• TASK TO COMPLETE
Using the data below, return the stretch from the line that contains "Recreate this image" through the line that contains "import plotly.graph_objects as go", both included, exactly as it stands and nothing beyond it.

*** WORKING DATA ***

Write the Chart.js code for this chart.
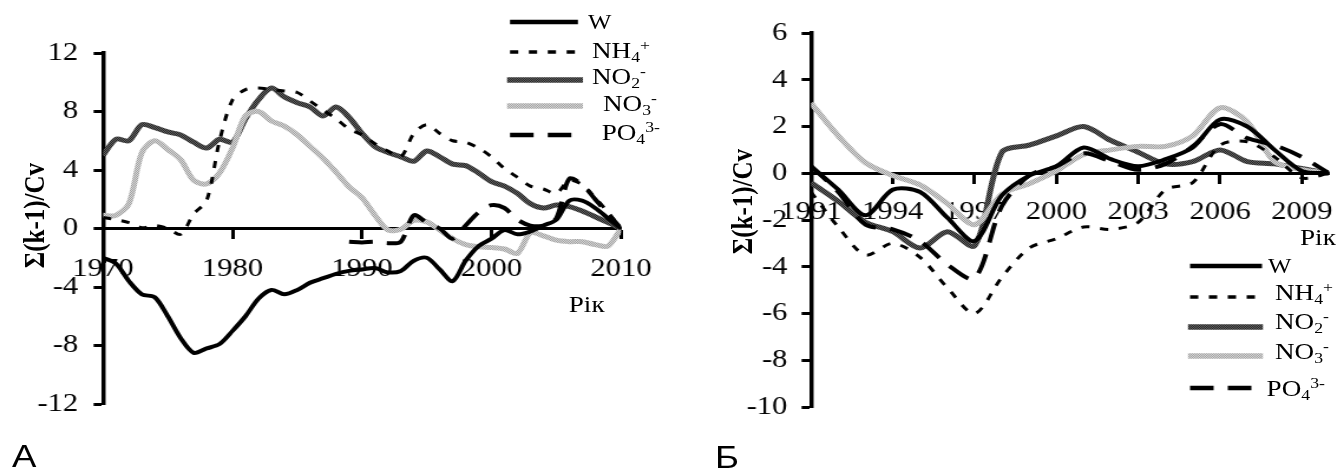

***
*** WORKING DATA ***

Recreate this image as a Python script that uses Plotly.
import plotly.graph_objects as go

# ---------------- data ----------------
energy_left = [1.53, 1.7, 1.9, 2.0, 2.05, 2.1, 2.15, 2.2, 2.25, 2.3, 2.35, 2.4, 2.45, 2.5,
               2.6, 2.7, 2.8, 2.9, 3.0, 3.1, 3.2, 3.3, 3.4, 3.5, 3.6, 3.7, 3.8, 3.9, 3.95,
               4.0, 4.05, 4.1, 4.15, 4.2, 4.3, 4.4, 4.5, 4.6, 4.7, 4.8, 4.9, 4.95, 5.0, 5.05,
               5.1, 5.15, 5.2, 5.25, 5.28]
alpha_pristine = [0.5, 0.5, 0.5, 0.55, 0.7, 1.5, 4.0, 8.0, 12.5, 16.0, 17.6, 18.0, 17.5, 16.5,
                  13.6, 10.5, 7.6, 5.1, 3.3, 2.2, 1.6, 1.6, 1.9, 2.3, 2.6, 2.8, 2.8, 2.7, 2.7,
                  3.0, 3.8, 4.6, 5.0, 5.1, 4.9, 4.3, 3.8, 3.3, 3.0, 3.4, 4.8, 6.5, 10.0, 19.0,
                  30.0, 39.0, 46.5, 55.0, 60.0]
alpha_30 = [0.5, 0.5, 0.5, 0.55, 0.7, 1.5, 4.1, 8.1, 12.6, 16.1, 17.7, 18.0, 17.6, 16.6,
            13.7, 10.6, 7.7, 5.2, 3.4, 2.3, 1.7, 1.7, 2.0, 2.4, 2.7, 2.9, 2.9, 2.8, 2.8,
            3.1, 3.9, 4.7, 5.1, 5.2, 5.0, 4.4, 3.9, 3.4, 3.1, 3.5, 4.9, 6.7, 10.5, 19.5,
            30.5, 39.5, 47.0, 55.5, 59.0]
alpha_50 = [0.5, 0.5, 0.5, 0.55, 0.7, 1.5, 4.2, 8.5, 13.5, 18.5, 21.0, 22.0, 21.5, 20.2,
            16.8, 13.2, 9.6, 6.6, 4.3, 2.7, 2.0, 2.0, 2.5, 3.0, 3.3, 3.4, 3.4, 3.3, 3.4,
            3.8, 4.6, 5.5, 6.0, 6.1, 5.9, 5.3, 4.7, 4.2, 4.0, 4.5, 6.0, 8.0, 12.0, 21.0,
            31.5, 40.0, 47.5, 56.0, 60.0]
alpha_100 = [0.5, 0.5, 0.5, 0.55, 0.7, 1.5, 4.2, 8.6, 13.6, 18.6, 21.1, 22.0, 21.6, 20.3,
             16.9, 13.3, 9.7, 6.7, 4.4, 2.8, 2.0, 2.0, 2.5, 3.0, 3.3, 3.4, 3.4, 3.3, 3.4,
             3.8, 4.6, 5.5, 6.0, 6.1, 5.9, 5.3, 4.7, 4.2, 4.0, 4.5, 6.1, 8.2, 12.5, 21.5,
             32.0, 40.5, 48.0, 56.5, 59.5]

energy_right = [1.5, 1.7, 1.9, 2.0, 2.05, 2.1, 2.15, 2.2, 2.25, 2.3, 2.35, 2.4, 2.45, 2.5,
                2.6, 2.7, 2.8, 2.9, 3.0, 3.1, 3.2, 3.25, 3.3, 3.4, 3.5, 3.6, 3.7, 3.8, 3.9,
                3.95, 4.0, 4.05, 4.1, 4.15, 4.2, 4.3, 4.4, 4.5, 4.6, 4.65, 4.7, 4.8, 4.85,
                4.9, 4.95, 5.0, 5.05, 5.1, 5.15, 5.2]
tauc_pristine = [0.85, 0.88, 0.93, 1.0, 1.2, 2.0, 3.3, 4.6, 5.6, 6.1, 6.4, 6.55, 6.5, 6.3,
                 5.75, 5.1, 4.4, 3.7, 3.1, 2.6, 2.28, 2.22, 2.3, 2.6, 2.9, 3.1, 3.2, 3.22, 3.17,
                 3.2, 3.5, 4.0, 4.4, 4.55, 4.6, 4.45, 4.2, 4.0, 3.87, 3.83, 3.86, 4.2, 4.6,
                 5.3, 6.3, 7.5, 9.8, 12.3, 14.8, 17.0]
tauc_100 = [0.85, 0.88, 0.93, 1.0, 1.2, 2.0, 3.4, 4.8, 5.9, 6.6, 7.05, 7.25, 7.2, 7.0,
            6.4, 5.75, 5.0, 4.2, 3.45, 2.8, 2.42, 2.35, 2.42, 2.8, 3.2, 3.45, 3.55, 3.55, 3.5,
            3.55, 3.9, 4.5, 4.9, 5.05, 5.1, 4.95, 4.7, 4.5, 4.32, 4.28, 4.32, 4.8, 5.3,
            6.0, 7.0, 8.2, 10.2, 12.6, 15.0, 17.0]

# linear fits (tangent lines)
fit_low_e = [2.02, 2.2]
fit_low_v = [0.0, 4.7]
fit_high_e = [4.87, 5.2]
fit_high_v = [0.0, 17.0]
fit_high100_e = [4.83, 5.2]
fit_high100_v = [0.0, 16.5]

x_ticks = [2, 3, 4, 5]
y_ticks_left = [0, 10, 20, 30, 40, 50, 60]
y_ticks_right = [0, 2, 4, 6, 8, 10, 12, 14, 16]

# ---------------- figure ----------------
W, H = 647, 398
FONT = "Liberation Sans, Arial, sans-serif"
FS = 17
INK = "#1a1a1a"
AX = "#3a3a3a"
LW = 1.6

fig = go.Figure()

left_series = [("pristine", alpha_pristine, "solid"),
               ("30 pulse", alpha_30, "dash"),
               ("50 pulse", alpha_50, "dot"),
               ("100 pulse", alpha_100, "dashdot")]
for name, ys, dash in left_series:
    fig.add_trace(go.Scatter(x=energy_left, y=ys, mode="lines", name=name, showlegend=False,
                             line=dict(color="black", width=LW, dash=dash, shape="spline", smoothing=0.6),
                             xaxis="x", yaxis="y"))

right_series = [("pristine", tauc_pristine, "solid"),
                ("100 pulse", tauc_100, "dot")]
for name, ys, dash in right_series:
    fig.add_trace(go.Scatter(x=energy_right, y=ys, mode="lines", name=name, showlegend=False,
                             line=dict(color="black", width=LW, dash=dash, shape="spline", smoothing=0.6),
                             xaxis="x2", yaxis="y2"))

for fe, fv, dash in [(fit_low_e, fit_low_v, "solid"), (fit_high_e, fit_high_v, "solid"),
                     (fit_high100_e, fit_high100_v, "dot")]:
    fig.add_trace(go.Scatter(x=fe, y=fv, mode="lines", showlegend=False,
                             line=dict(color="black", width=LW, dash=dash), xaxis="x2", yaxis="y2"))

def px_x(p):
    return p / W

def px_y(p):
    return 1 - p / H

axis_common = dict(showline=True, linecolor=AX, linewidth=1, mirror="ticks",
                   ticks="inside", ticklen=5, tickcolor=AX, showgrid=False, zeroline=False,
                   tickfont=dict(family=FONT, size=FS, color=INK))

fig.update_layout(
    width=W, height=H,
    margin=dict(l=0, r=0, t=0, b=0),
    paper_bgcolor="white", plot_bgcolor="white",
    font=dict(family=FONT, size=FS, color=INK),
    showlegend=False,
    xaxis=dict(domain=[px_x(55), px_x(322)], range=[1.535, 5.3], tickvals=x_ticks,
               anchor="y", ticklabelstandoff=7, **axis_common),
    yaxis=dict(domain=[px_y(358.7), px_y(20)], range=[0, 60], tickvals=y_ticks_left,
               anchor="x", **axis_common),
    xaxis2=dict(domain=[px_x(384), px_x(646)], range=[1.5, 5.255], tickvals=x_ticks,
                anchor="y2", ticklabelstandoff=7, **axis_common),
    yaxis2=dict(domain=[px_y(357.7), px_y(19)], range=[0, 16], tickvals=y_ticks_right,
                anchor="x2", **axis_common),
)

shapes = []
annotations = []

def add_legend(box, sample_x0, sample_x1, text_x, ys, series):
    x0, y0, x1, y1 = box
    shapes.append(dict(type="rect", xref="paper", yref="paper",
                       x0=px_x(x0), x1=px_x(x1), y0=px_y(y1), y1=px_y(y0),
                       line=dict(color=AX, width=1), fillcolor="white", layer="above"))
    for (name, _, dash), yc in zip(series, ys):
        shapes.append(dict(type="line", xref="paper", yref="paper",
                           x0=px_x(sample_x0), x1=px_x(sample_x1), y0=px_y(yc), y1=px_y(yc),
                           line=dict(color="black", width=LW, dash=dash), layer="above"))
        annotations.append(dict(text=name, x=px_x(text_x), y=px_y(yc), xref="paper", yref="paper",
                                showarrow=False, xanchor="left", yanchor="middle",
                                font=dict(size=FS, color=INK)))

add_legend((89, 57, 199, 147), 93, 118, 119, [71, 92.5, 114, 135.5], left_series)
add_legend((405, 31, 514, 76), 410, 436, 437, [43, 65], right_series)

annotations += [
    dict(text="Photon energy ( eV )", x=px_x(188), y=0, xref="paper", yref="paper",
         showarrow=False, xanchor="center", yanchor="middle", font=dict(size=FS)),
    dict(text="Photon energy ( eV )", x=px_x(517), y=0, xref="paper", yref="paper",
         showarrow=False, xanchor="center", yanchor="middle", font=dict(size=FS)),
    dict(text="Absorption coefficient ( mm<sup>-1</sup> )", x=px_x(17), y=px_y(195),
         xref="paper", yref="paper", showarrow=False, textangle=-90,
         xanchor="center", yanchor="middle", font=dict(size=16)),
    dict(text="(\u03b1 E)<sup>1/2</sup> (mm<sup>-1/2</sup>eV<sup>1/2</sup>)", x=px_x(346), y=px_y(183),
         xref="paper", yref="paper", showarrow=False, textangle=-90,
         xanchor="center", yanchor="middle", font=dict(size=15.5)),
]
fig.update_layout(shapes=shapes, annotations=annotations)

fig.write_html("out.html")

***

• ANSWER BELOW
Recreate this image as a Python script that uses Plotly.
import plotly.graph_objects as go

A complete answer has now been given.